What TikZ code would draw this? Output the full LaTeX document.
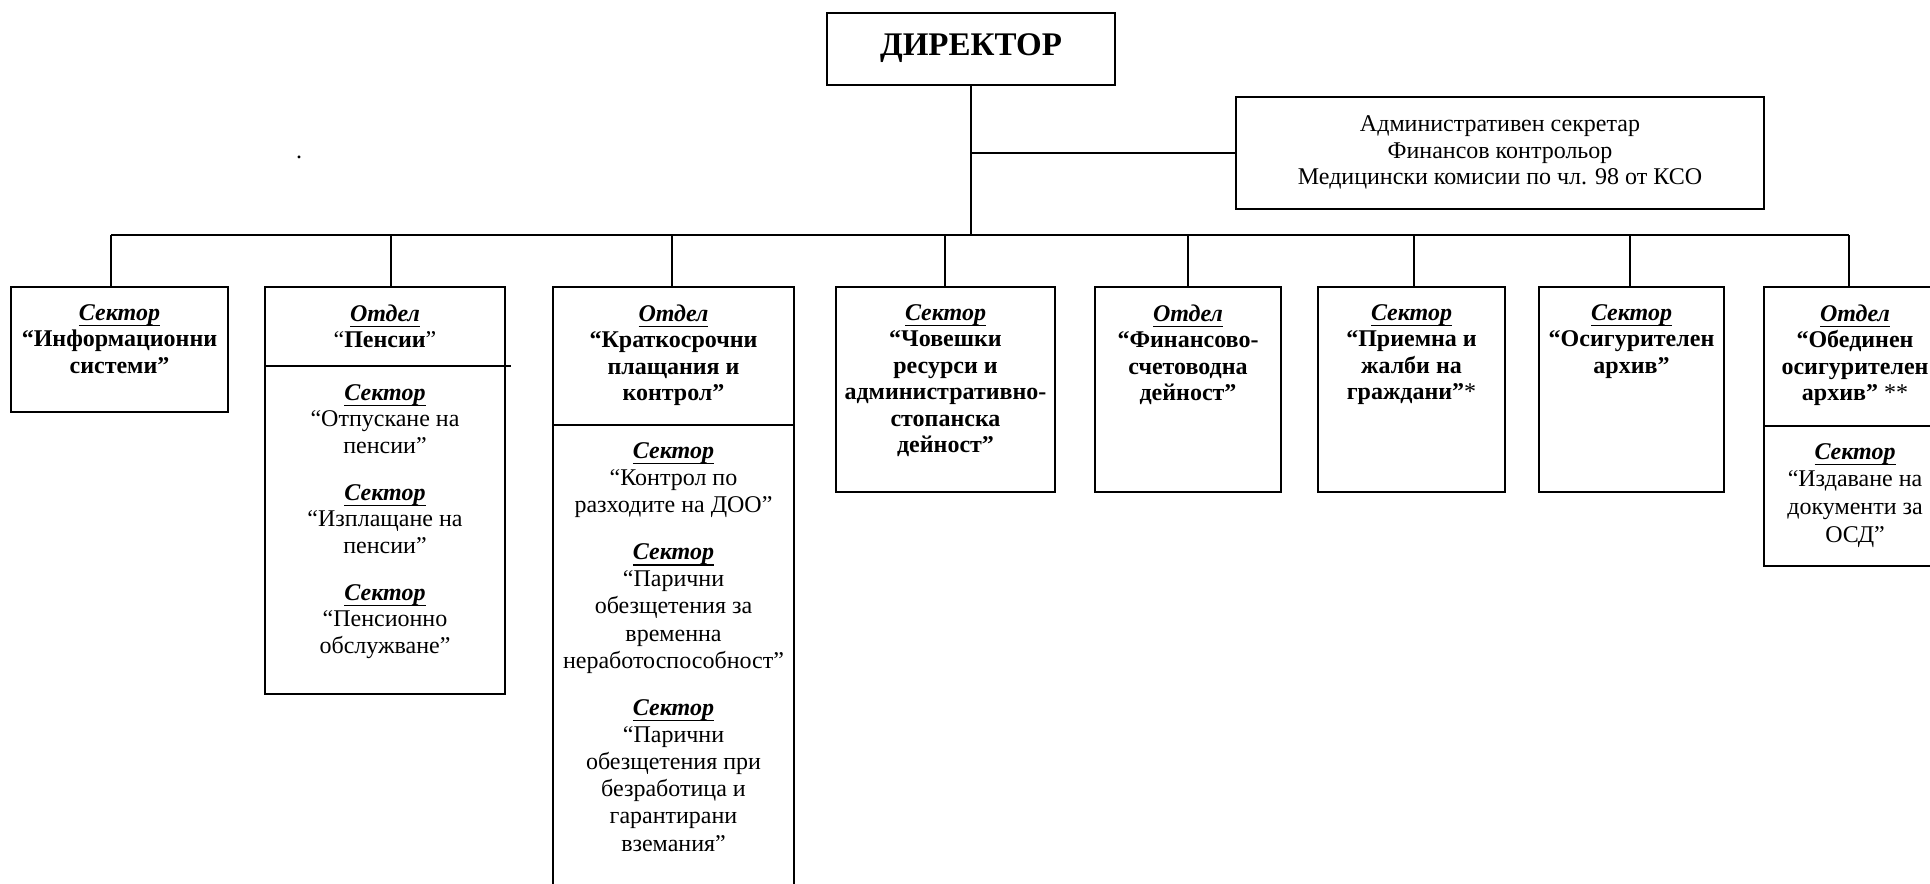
\documentclass[tikz,border=0pt]{standalone}
\usepackage{fontspec}
\setmainfont{Liberation Serif}
\usetikzlibrary{fit,calc}
\newcommand\unitttl[1]{\setbox0\hbox{\textbf{\textit{#1}}}\rlap{\rule[-3.0pt]{\wd0}{0.65pt}}\box0}
\begin{document}
\begin{tikzpicture}[x=0.5pt,y=-0.5pt,
  boxst/.style={draw, line width=1pt, inner sep=0pt},
  txt/.style={anchor=north, align=center, inner sep=0pt, font=\fontsize{12}{13.25}\selectfont},
  link/.style={line width=0.85pt}]
\useasboundingbox[fill=white] (0,0) rectangle (1930,883);

% director and staff box
\node[fit={(827,13) (1115,85)}, boxst] (dir) {};
\node[font=\fontsize{16.5}{19}\selectfont\bfseries] (dirt) at (971,48.5) {ДИРЕКТОР};
\node[fit={(1236,97) (1764,209)}, boxst] (adm) {};
\node[txt, anchor=center] (admt) at (1500,152.5) {Административен секретар\\Финансов контрольор\\Медицински комисии по чл. 98 от КСО};
\node[anchor=base, inner sep=0pt, font=\fontsize{12}{13.25}\selectfont] (dot) at (299,158) {.};

% units
\node[fit={(11,287) (228,412)}, boxst] (b1) {};
\node[fit={(265,287) (505,694)}, boxst] (b2) {};
\node[fit={(553,287) (794,900)}, boxst] (b3) {};
\node[fit={(836,287) (1055,492)}, boxst] (b4) {};
\node[fit={(1095,287) (1281,492)}, boxst] (b5) {};
\node[fit={(1318,287) (1505,492)}, boxst] (b6) {};
\node[fit={(1539,287) (1724,492)}, boxst] (b7) {};
\node[fit={(1764,287) (1946,566)}, boxst] (b8) {};

% dividers
\draw[line width=1pt] ($(b2.north west)+(0,80)$) -- ($(b2.north east)+(5,80)$);
\draw[line width=1pt] ($(b3.north west)+(0,139)$) -- ($(b3.north east)+(0,139)$);
\draw[line width=1pt] ($(b8.north west)+(0,140)$) -- ($(b8.north east)+(0,140)$);

% texts
\node[txt] (t1) at ($(b1.north)+(0,18)$) {\unitttl{Сектор}\\\textbf{“Информационни}\\\textbf{системи”}};
\node[txt] (t2) at ($(b2.north)+(0,18)$) {\unitttl{Отдел}\\“\textbf{Пенсии}”};
\node[txt] (t2b) at ($(b2.north)+(0,98)$) {\unitttl{Сектор}\\“Отпускане на\\пенсии”\\[10.25pt]
  \unitttl{Сектор}\\“Изплащане на\\пенсии”\\[10.25pt]
  \unitttl{Сектор}\\“Пенсионно\\обслужване”};
\node[txt] (t3) at ($(b3.north)+(0,18)$) {\unitttl{Отдел}\\\textbf{“Краткосрочни}\\\textbf{плащания и}\\\textbf{контрол”}};
\node[txt, font=\fontsize{12}{13.6}\selectfont] (t3b) at ($(b3.north)+(0,156)$) {\unitttl{Сектор}\\“Контрол по\\разходите на ДОО”\\[9.8pt]
  \unitttl{Сектор}\\“Парични\\обезщетения за\\временна\\неработоспособност”\\[9.8pt]
  \unitttl{Сектор}\\“Парични\\обезщетения при\\безработица и\\гарантирани\\вземания”};
\node[txt] (t4) at ($(b4.north)+(0,18)$) {\unitttl{Сектор}\\\textbf{“Човешки}\\\textbf{ресурси и}\\\textbf{административно-}\\\textbf{стопанска}\\\textbf{дейност”}};
\node[txt] (t5) at ($(b5.north)+(0,18)$) {\unitttl{Отдел}\\\textbf{“Финансово-}\\\textbf{счетоводна}\\\textbf{дейност”}};
\node[txt] (t6) at ($(b6.north)+(0,18)$) {\unitttl{Сектор}\\\textbf{“Приемна и}\\\textbf{жалби на}\\\textbf{граждани”}*};
\node[txt] (t7) at ($(b7.north)+(0,18)$) {\unitttl{Сектор}\\\textbf{“Осигурителен}\\\textbf{архив”}};
\node[txt] (t8) at ($(b8.north)+(0,18)$) {\unitttl{Отдел}\\\textbf{“Обединен}\\\textbf{осигурителен}\\\textbf{архив”} **};
\node[txt, font=\fontsize{12}{13.8}\selectfont] (t8b) at ($(b8.north)+(0,157)$) {\unitttl{Сектор}\\“Издаване на\\документи за\\ОСД”};

% connectors
\coordinate (busL) at (111,235);
\coordinate (busR) at (1849,235);
\draw[link] (dir.south) -- (dir.south |- busL);
\draw[link] (dir.south |- adm.west) -- (adm.west);
\draw[line width=1pt] (busL) -- (busR);
\foreach \i/\x in {1/111,2/391,3/672,4/945,5/1188,6/1414,7/1630,8/1849} {
  \coordinate (d\i) at (\x,235);
  \draw[link] (d\i) -- (d\i |- b\i.north);
}
\end{tikzpicture}
\end{document}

§ Set problem: Go from the first line of the data above to the line containing "-- ($(b8.north east)+(0,140)$);" and retype exactly those lines, both included, but none of the pictures.

§ Solution below:
What TikZ code would draw this? Output the full LaTeX document.
\documentclass[tikz,border=0pt]{standalone}
\usepackage{fontspec}
\setmainfont{Liberation Serif}
\usetikzlibrary{fit,calc}
\newcommand\unitttl[1]{\setbox0\hbox{\textbf{\textit{#1}}}\rlap{\rule[-3.0pt]{\wd0}{0.65pt}}\box0}
\begin{document}
\begin{tikzpicture}[x=0.5pt,y=-0.5pt,
  boxst/.style={draw, line width=1pt, inner sep=0pt},
  txt/.style={anchor=north, align=center, inner sep=0pt, font=\fontsize{12}{13.25}\selectfont},
  link/.style={line width=0.85pt}]
\useasboundingbox[fill=white] (0,0) rectangle (1930,883);

% director and staff box
\node[fit={(827,13) (1115,85)}, boxst] (dir) {};
\node[font=\fontsize{16.5}{19}\selectfont\bfseries] (dirt) at (971,48.5) {ДИРЕКТОР};
\node[fit={(1236,97) (1764,209)}, boxst] (adm) {};
\node[txt, anchor=center] (admt) at (1500,152.5) {Административен секретар\\Финансов контрольор\\Медицински комисии по чл. 98 от КСО};
\node[anchor=base, inner sep=0pt, font=\fontsize{12}{13.25}\selectfont] (dot) at (299,158) {.};

% units
\node[fit={(11,287) (228,412)}, boxst] (b1) {};
\node[fit={(265,287) (505,694)}, boxst] (b2) {};
\node[fit={(553,287) (794,900)}, boxst] (b3) {};
\node[fit={(836,287) (1055,492)}, boxst] (b4) {};
\node[fit={(1095,287) (1281,492)}, boxst] (b5) {};
\node[fit={(1318,287) (1505,492)}, boxst] (b6) {};
\node[fit={(1539,287) (1724,492)}, boxst] (b7) {};
\node[fit={(1764,287) (1946,566)}, boxst] (b8) {};

% dividers
\draw[line width=1pt] ($(b2.north west)+(0,80)$) -- ($(b2.north east)+(5,80)$);
\draw[line width=1pt] ($(b3.north west)+(0,139)$) -- ($(b3.north east)+(0,139)$);
\draw[line width=1pt] ($(b8.north west)+(0,140)$) -- ($(b8.north east)+(0,140)$);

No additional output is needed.